“Emotional solvency” is an unheralded superpower

We’ve all got dreams. Buying your first home. Locking down the 529 plan for each kid. Hitting your FIRE number.

These dreams require savings. And by extension, investing.

And at some point, you just gotta start. Unfortunately, picking the right entry point can be terrifying.

Let’s say you started investing in your dream at Point A. 60 days later, your investments tanked. Do you bail? Double-down? Irrespective of your decision, you’re guaranteed some sleepless nights and some newfound gray hairs.

Or maybe you started at Point B and 2 years later you question if this whole investing thing actually works. (Or even worse, you might say the famous last words: This time it’s different.)

But maybe Point C is the real kick in the groin.
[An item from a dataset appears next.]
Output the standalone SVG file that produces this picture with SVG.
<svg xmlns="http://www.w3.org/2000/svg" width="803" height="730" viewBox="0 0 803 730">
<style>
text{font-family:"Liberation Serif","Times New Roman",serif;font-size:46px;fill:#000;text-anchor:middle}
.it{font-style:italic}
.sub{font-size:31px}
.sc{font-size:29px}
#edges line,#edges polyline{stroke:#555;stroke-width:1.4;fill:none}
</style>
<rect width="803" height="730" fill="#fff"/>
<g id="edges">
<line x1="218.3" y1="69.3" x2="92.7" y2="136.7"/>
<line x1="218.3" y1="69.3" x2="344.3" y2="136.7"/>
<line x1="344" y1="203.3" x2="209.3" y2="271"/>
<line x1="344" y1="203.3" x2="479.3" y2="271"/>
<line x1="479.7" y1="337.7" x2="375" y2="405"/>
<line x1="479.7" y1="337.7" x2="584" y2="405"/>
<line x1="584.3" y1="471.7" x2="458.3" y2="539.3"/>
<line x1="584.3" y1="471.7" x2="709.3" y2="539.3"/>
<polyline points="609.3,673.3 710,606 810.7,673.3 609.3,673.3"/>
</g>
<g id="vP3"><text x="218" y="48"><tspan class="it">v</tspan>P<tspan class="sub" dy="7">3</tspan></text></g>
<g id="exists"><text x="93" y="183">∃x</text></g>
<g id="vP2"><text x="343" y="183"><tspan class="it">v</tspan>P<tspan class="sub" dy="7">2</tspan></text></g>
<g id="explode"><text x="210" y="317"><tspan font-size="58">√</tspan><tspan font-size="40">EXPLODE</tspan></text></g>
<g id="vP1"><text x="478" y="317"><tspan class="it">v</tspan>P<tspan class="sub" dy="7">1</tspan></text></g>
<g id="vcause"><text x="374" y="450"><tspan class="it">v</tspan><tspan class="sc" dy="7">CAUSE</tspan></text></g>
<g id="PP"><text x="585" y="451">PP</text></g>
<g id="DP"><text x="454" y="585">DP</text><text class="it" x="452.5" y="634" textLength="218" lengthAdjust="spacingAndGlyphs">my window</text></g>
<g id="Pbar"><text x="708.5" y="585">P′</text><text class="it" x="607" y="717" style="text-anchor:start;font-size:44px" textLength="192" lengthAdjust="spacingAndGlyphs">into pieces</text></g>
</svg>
It’s bumpy, its long (13 years) and depressingly, you land right where you began.

Now you know where this is going. “Time in the market” beats “timing the market.”

This chart represents 1996 to today. (It’s also my personal investing journey in the S&P 500 and I’m proud to say, in 24 years I’ve never sold a share.)
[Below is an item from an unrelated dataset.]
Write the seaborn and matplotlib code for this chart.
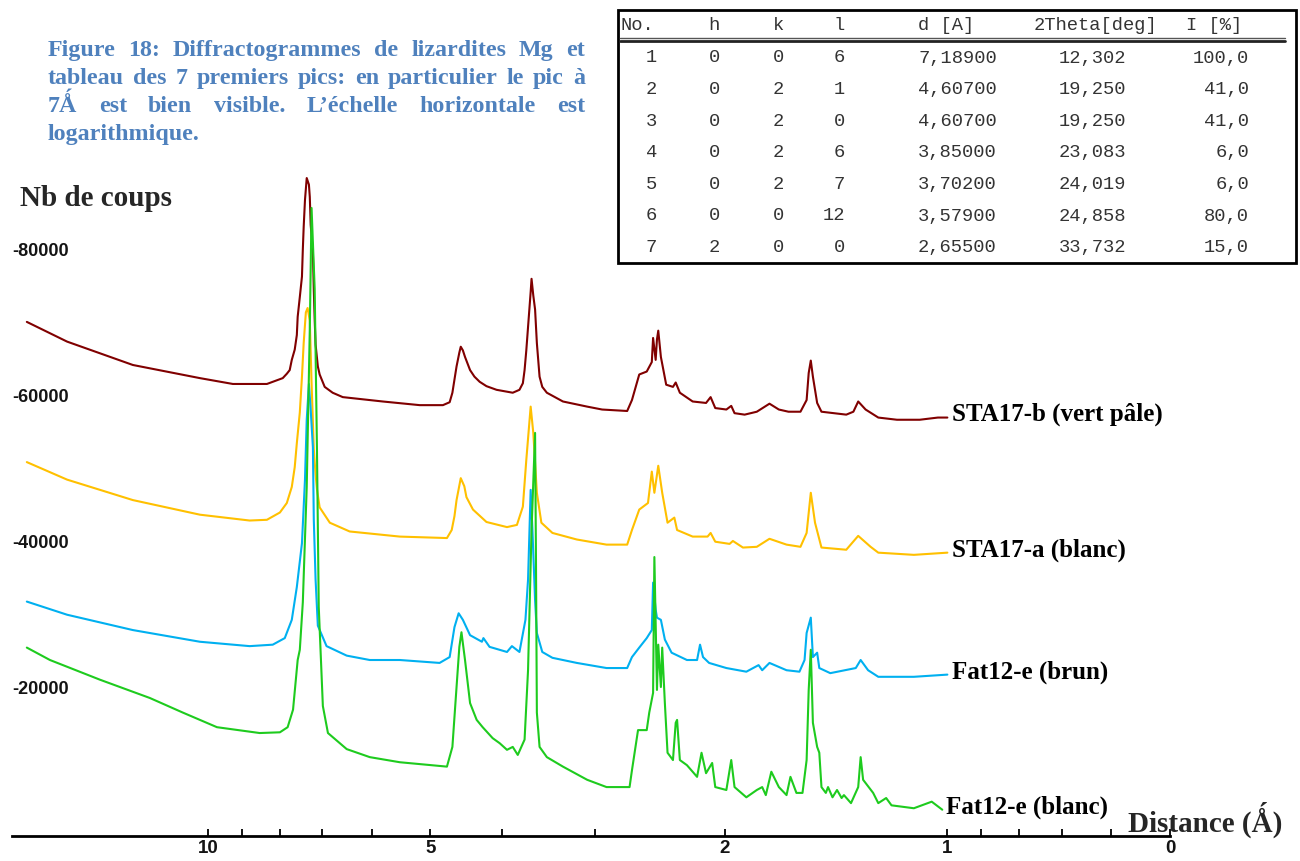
import matplotlib
matplotlib.use("Agg")
import matplotlib.pyplot as plt
from matplotlib.patches import Rectangle
from matplotlib.ticker import NullLocator
import seaborn as sns

# d-spacing (Angstrom) and counts
brown_d = [17.57, 15.50, 12.63, 10.25, 9.25, 8.32, 7.92, 7.82, 7.75, 7.70, 7.63, 7.58, 7.56, 7.51, 7.46, 7.44, 7.42,
           7.39, 7.35, 7.30, 7.28, 7.26, 7.21, 7.19, 7.17, 7.15, 7.10, 7.06, 6.95, 6.78, 6.57, 5.80, 5.17, 4.81,
           4.71, 4.67, 4.64, 4.61, 4.57, 4.55, 4.52, 4.49, 4.42, 4.36, 4.29, 4.20, 4.07, 3.87, 3.79, 3.75, 3.73,
           3.71, 3.69, 3.66, 3.65, 3.63, 3.61, 3.59, 3.56, 3.53, 3.48, 3.31, 3.07, 2.93, 2.71, 2.67, 2.61, 2.55,
           2.51, 2.50, 2.48, 2.47, 2.46, 2.44, 2.40, 2.35, 2.33, 2.30, 2.21, 2.12, 2.09, 2.06, 1.99, 1.96, 1.94,
           1.88, 1.81, 1.74, 1.69, 1.64, 1.58, 1.55, 1.54, 1.53, 1.52, 1.50, 1.48, 1.37, 1.34, 1.32, 1.29, 1.24,
           1.17, 1.09, 1.03, 1.00]
brown_c = [70400, 67700, 64500, 62700, 61900, 61900, 62700, 63300, 63800, 65200, 66600, 68600, 71100, 73800, 76600,
           80300, 83400, 87100, 90100, 89200, 87500, 83700, 79900, 74800, 70700, 67300, 64300, 63200, 61500, 60700,
           60100, 59500, 59000, 59000, 59400, 60700, 62500, 64300, 66200, 67000, 66500, 65600, 63800, 62900, 62200,
           61600, 61100, 60700, 61100, 62000, 63800, 66500, 69700, 74500, 76300, 74000, 72100, 67500, 62900, 61500,
           60700, 59500, 58800, 58400, 58200, 59700, 63200, 63600, 64900, 68200, 65200, 68000, 69200, 65600, 61800,
           61500, 62100, 60700, 59500, 59300, 60100, 58600, 58400, 58900, 57900, 57700, 58100, 59200, 58400, 58100,
           58100, 59700, 63400, 65100, 62900, 59300, 58100, 57700, 58100, 59500, 58400, 57300, 57000, 57000, 57300,
           57300]

yellow_d = [17.57, 15.50, 12.63, 10.25, 8.78, 8.32, 7.99, 7.82, 7.70, 7.63, 7.58, 7.51, 7.46, 7.42, 7.37, 7.33,
            7.28, 7.24, 7.19, 7.15, 7.12, 7.06, 6.84, 6.43, 5.50, 4.75, 4.68, 4.64, 4.61, 4.55, 4.50, 4.47, 4.38,
            4.20, 3.94, 3.82, 3.75, 3.71, 3.66, 3.63, 3.59, 3.54, 3.42, 3.17, 2.89, 2.71, 2.67, 2.61, 2.54, 2.51,
            2.49, 2.46, 2.43, 2.39, 2.34, 2.32, 2.21, 2.11, 2.09, 2.06, 1.97, 1.95, 1.89, 1.81, 1.74, 1.65, 1.58,
            1.55, 1.53, 1.51, 1.48, 1.37, 1.32, 1.27, 1.24, 1.11, 1.00]
yellow_c = [51200, 48800, 46000, 44000, 43200, 43300, 44300, 45600, 47800, 50500, 53800, 58000, 62900, 67500, 71700,
            72300, 70600, 62000, 53000, 49500, 47500, 45000, 42900, 41700, 41000, 40800, 41900, 43800, 46000, 49000,
            47900, 46400, 44700, 43000, 42300, 42600, 45100, 51500, 58800, 55200, 47000, 42900, 41500, 40600, 39900,
            39900, 41900, 44700, 45600, 49900, 47000, 50700, 47000, 42900, 43600, 41900, 41000, 41000, 41500, 40300,
            40000, 40400, 39500, 39600, 40700, 39900, 39600, 41500, 47000, 42900, 39500, 39200, 41100, 39600, 38800,
            38500, 38800]

blue_d = [17.57, 15.50, 12.63, 10.25, 8.78, 8.17, 7.87, 7.70, 7.58, 7.46, 7.39, 7.35, 7.30, 7.26, 7.21, 7.19, 7.15,
          7.10, 6.91, 6.49, 6.04, 5.50, 4.86, 4.71, 4.64, 4.58, 4.52, 4.42, 4.26, 4.24, 4.16, 3.94, 3.88, 3.79, 3.72,
          3.69, 3.66, 3.64, 3.61, 3.59, 3.53, 3.42, 3.17, 2.89, 2.71, 2.67, 2.61, 2.55, 2.51, 2.50, 2.48, 2.47, 2.44,
          2.41, 2.36, 2.25, 2.18, 2.16, 2.14, 2.10, 1.99, 1.87, 1.80, 1.78, 1.74, 1.65, 1.585, 1.56, 1.55, 1.53, 1.52,
          1.50, 1.49, 1.44, 1.33, 1.31, 1.28, 1.24, 1.11, 1.00]
blue_c = [32100, 30300, 28200, 26600, 26000, 26200, 27100, 29600, 34100, 40100, 48800, 57000, 61900, 58400, 53200,
          43300, 35100, 28800, 26000, 24700, 24100, 24100, 23700, 24500, 28600, 30500, 29600, 27500, 26600, 27100,
          25900, 25200, 26000, 25200, 29600, 35100, 47400, 41900, 32300, 27800, 25200, 24400, 23700, 23000, 23000,
          24500, 25800, 27100, 28200, 34700, 31000, 29900, 29600, 26900, 25100, 24100, 24100, 26200, 24500, 23700,
          23000, 22500, 23400, 22700, 23700, 22700, 22500, 24100, 27800, 29900, 24500, 25100, 23000, 22300, 23000,
          24100, 22700, 21800, 21800, 22100]

green_d = [17.57, 16.35, 13.99, 11.98, 10.81, 9.72, 8.51, 7.99, 7.80, 7.67, 7.56, 7.51, 7.44, 7.35, 7.28, 7.24,
           7.17, 7.12, 7.08, 6.99, 6.88, 6.49, 6.04, 5.50, 4.75, 4.67, 4.61, 4.57, 4.54, 4.49, 4.42, 4.33, 4.25,
           4.12, 4.03, 3.94, 3.87, 3.81, 3.73, 3.69, 3.65, 3.61, 3.60, 3.59, 3.56, 3.48, 3.31, 3.07, 2.89, 2.69,
           2.67, 2.62, 2.55, 2.53, 2.50, 2.49, 2.47, 2.46, 2.44, 2.43, 2.41, 2.39, 2.35, 2.33, 2.32, 2.30, 2.25,
           2.18, 2.15, 2.12, 2.08, 2.06, 1.99, 1.96, 1.94, 1.87, 1.81, 1.78, 1.76, 1.73, 1.69, 1.65, 1.63, 1.60,
           1.57, 1.55, 1.54, 1.53, 1.52, 1.50, 1.49, 1.48, 1.46, 1.45, 1.43, 1.41, 1.39, 1.38, 1.35, 1.32, 1.31,
           1.30, 1.26, 1.24, 1.21, 1.19, 1.11, 1.05, 1.016]
green_c = [25800, 24100, 21400, 18900, 16900, 14900, 14100, 14200, 14900, 17300, 24100, 25500, 32000, 47800, 69500,
           86000, 74900, 53200, 31400, 17800, 14100, 11900, 10800, 10100, 9500, 12200, 20400, 25900, 27900, 24100,
           18200, 15900, 14900, 13400, 12700, 11800, 12200, 11100, 13200, 22700, 41900, 55200, 37800, 16900, 12200,
           10800, 9500, 7700, 6700, 6700, 9000, 14500, 14500, 16900, 19600, 38200, 20000, 26200, 20400, 25800,
           18200, 11400, 10400, 15500, 15900, 10400, 9700, 8100, 11400, 8600, 10000, 6700, 6300, 10400, 6700,
           5300, 6300, 6700, 5600, 8800, 6700, 5600, 8100, 5900, 5900, 10400, 20000, 25500, 15500, 12200,
           11400, 6700, 5900, 6700, 5300, 6300, 5200, 5600, 4500, 6700, 10800, 7700, 5900, 4500, 5200, 4200,
           3800, 4700, 3600]

series_names = ["STA17-b (vert pâle)", "STA17-a (blanc)", "Fat12-e (brun)", "Fat12-e (blanc)"]
series_colors = ["#800000", "#FFC000", "#00B0F0", "#1ECB1E"]

x_ticks = [10, 9, 8, 7, 6, 5, 4, 3, 2, 1, 0.9, 0.8, 0.7, 0.6, 0.5]
x_labels = ["10", "", "", "", "", "5", "", "", "2", "1", "", "", "", "", "0"]
y_ticks = [20000, 40000, 60000, 80000]

# peak table (cells as printed)
tab_no = ["1", "2", "3", "4", "5", "6", "7"]
tab_h = ["0", "0", "0", "0", "0", "0", "2"]
tab_k = ["0", "2", "2", "2", "2", "0", "0"]
tab_l = ["6", "1", "0", "6", "7", "12", "0"]
tab_d = ["7,18900", "4,60700", "4,60700", "3,85000", "3,70200", "3,57900", "2,65500"]
tab_2th = ["12,302", "19,250", "19,250", "23,083", "24,019", "24,858", "33,732"]
tab_i = ["100,0", "41,0", "41,0", "6,0", "6,0", "80,0", "15,0"]

caption = ["Figure 18: Diffractogrammes de lizardites Mg et",
           "tableau des 7 premiers pics: en particulier le pic à",
           "7Ǻ est bien visible. L’échelle horizontale est",
           "logarithmique."]

sns.set_theme(style="white")
plt.rcParams['font.family'] = ['Liberation Serif', 'DejaVu Serif']

W, H = 1300, 861
fig = plt.figure(figsize=(13, 8.61), dpi=100)


def fx(px):
    return px / W


def fy(py):
    return 1 - py / H


ax = fig.add_axes([fx(12), fy(836), (1170 - 12) / W, (836 - 170) / H])
ax.patch.set_alpha(0)

all_d = [brown_d, yellow_d, blue_d, green_d]
all_c = [brown_c, yellow_c, blue_c, green_c]
for d, c, col, name in zip(all_d, all_c, series_colors, series_names):
    sns.lineplot(x=d, y=c, ax=ax, color=col, lw=1.5, sort=False, estimator=None)
    ax.annotate(name, xy=(d[-1], c[-1]), xytext=(3, 2), textcoords='offset points',
                ha='left', va='center', fontsize=18, fontweight='bold', color='black',
                annotation_clip=False)

ax.set_xscale('log')
ax.set_xlim(18.4, 0.5)
ax.set_ylim(0, 91200)
ax.xaxis.set_minor_locator(NullLocator())
ax.set_xticks(x_ticks)
ax.set_xticklabels(x_labels, fontweight='bold', family='Liberation Sans', fontsize=13.5)
ax.tick_params(axis='x', which='major', bottom=True, direction='in', length=5, width=1.3, pad=3,
               color='black', labelcolor='#141414')
ax.set_yticks([])
for s in ['left', 'right', 'top']:
    ax.spines[s].set_visible(False)
ax.spines['bottom'].set_linewidth(2)
ax.spines['bottom'].set_color('black')
ax.set_xlabel('')
ax.set_ylabel('')

for v in y_ticks:
    ax.text(0, v, f"-{v}", transform=ax.get_yaxis_transform(), ha='left', va='center',
            fontsize=13, fontweight='bold', family='Liberation Sans', color='#141414')

fig.text(fx(20), fy(199), "Nb de coups", fontsize=21, fontweight='bold', va='center', ha='left')
fig.text(fx(1128), fy(820), "Distance (Ǻ)", fontsize=21, fontweight='bold', va='center', ha='left',
         family=['Liberation Serif', 'DejaVu Serif'])

# justified caption
renderer = fig.canvas.get_renderer()
cap_color = '#4F81BD'
for i, line in enumerate(caption):
    words = line.split(' ')
    base = fy(56 + 28 * i)
    texts = [fig.text(0, base, w, fontsize=17.3, fontweight='bold', color=cap_color, va='baseline',
                      family=['Liberation Serif', 'DejaVu Serif']) for w in words]
    widths = [t.get_window_extent(renderer).width for t in texts]
    if i < len(caption) - 1:
        gap = (585 - 48 - sum(widths)) / (len(words) - 1)
    else:
        gap = 6
    x = 48
    for t, w in zip(texts, widths):
        t.set_x(fx(x))
        x += w + gap

# peak table
tab = fig.add_axes([fx(617), fy(265), 681 / W, 256 / H])
tab.set_xlim(617, 1298)
tab.set_ylim(265, 9)
tab.axis('off')
tab.add_patch(Rectangle((618, 10), 678, 253, fill=False, lw=2, ec='black', clip_on=False))
tab.plot([620, 1285], [38, 38], color='#555555', lw=1)
tab.plot([620, 1285], [41, 41], color='#222222', lw=2)

mono = dict(family='Liberation Mono', fontsize=13.5, color='#333333', va='center')
tab.text(621, 25, "No.", ha='left', **mono)
tab.text(720, 25, "h", ha='right', **mono)
tab.text(784, 25, "k", ha='right', **mono)
tab.text(845, 25, "l", ha='right', **mono)
tab.text(918, 25, "d [A]", ha='left', **mono)
tab.text(1034, 25, "2Theta[deg]", ha='left', **mono)
tab.text(1186, 25, "I [%]", ha='left', **mono)
for r in range(len(tab_no)):
    y = 58 + 31.6 * r
    tab.text(657, y, tab_no[r], ha='right', **mono)
    tab.text(720, y, tab_h[r], ha='right', **mono)
    tab.text(784, y, tab_k[r], ha='right', **mono)
    tab.text(845, y, tab_l[r], ha='right', **mono)
    tab.text(918, y, tab_d[r], ha='left', **mono)
    tab.text(1126, y, tab_2th[r], ha='right', **mono)
    tab.text(1249, y, tab_i[r], ha='right', **mono)

fig.savefig("out.png", dpi=100)
plt.close(fig)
Every trough has been scary, but to use mathematical terms they’re local minimums not global minimums. When you zoom out, you realize you were doing pretty damn well. The economist John Keynes famously said:

Markets can stay irrational longer than you can stay solvent.
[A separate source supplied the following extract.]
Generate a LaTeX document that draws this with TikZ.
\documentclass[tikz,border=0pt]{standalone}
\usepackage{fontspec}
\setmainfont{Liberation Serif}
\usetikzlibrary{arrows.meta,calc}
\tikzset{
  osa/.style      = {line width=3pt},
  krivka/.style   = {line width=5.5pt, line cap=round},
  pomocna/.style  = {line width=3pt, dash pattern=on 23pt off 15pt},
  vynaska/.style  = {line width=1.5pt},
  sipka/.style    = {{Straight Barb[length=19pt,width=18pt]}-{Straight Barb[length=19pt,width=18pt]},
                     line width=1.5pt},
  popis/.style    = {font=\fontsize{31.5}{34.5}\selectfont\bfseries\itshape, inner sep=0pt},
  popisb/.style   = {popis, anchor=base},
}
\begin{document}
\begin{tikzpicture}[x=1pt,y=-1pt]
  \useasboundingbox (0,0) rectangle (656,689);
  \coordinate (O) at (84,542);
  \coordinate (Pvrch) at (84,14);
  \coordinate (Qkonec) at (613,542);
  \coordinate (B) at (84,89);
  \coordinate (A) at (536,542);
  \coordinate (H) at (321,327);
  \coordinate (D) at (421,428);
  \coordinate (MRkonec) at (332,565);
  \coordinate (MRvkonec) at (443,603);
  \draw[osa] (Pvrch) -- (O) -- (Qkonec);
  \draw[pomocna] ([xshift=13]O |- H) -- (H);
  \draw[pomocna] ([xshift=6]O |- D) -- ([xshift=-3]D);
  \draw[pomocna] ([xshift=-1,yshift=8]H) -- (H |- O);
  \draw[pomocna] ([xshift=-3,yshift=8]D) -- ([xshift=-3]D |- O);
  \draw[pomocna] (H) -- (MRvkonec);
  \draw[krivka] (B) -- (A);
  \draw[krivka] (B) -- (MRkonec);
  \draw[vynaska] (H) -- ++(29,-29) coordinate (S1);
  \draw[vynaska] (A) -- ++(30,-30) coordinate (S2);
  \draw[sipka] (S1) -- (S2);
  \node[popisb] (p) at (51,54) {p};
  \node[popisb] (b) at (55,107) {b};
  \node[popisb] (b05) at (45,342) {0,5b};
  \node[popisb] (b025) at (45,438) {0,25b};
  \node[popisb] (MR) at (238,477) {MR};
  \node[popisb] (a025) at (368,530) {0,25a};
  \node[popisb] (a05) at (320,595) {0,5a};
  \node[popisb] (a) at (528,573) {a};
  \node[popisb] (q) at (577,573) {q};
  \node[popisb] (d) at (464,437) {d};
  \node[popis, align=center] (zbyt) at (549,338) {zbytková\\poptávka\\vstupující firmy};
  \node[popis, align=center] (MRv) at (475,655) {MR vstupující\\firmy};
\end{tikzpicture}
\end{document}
He meant financial solvency. If you invested at Point D and your kid went to college at Point C (March 2009), you may be forced to sell and abandon ship. At the absolute worst moment. Ditto, if you needed to come out of escrow to buy a home at Point A (March 2020).

Keynes was saying that the market can be nonsensical for much longer than your best projection.

Now let’s say you want to do something crazy and contrarian in your life. Walk away from academic tenure. Take a massive pay cut do impactful work. Or become an entrepreneur (despite the chilling fact that 9 out of 10 startups fail).

The ability to pay your bills and put food on the table – financial solvency – will absolutely be a factor. But what will be even harder, is maintaining your emotional solvency.

Nearly six years after I began my own deliberate rebellion (i.e. solopreneurship), I’ve remixed Keynes quote as follows:

The world around you can stay irrational longer than you can stay emotionally solvent.

Let’s imagine that the S&P graph mirrored my emotional journey as an entrepreneur. At every local minimum and over the course of years I wrestled and was peppered with the following questions/issues:


  • Have you lost your mind?
  • How can you put your family at risk like that?
  • How can you justify the sunk cost of your fancy degree?
  • You know you can never go back.
  • Wait, you don’t even have an idea?
  • You never took a writing class in college.
  • You know you’ll never get invited into these fancy rooms again.
  • You know, New York City’s expensive.
  • Holy crap, my COBRA’s gonna run out!
  • Now we’re having another baby!
  • Getting rejected for a book proposal.
  • Spending 600 hours in one year on a podcast making less than $10,000 from the time spent.
  • Watching my bank account balance has declined for 22 straight months


Each time one of these roadblocks appeared(particularly the insurance situation) I considered throwing in the towel. Every time my identity got challenged, I yearned for my old business card and the common understanding of being a Managing Director.

And boy, it took a long time to make any meaningful income. Even today, I’m still at a fraction of my Wall Street days.

But that would have meant selling at the lows. Walking away during a local maximum.

But as I traversed each local minimum, my confidence grew and my determination hardened. My emotional resiliency extended my runway as an entrepreneur. And like the S&P 500 chart above, extending my runway improved my odds of success.

When you dream big and do something different, the narrative typically centers around skills, finances, and relationships. But if you can shed a scarcity mindset, live with an undefined identity, see opportunity in uncertainty and re-cast traditional markers of success – you’ll develop emotional resiliency.

And when the inevitable local minimum arises, you’ll confidently say: “I got this.”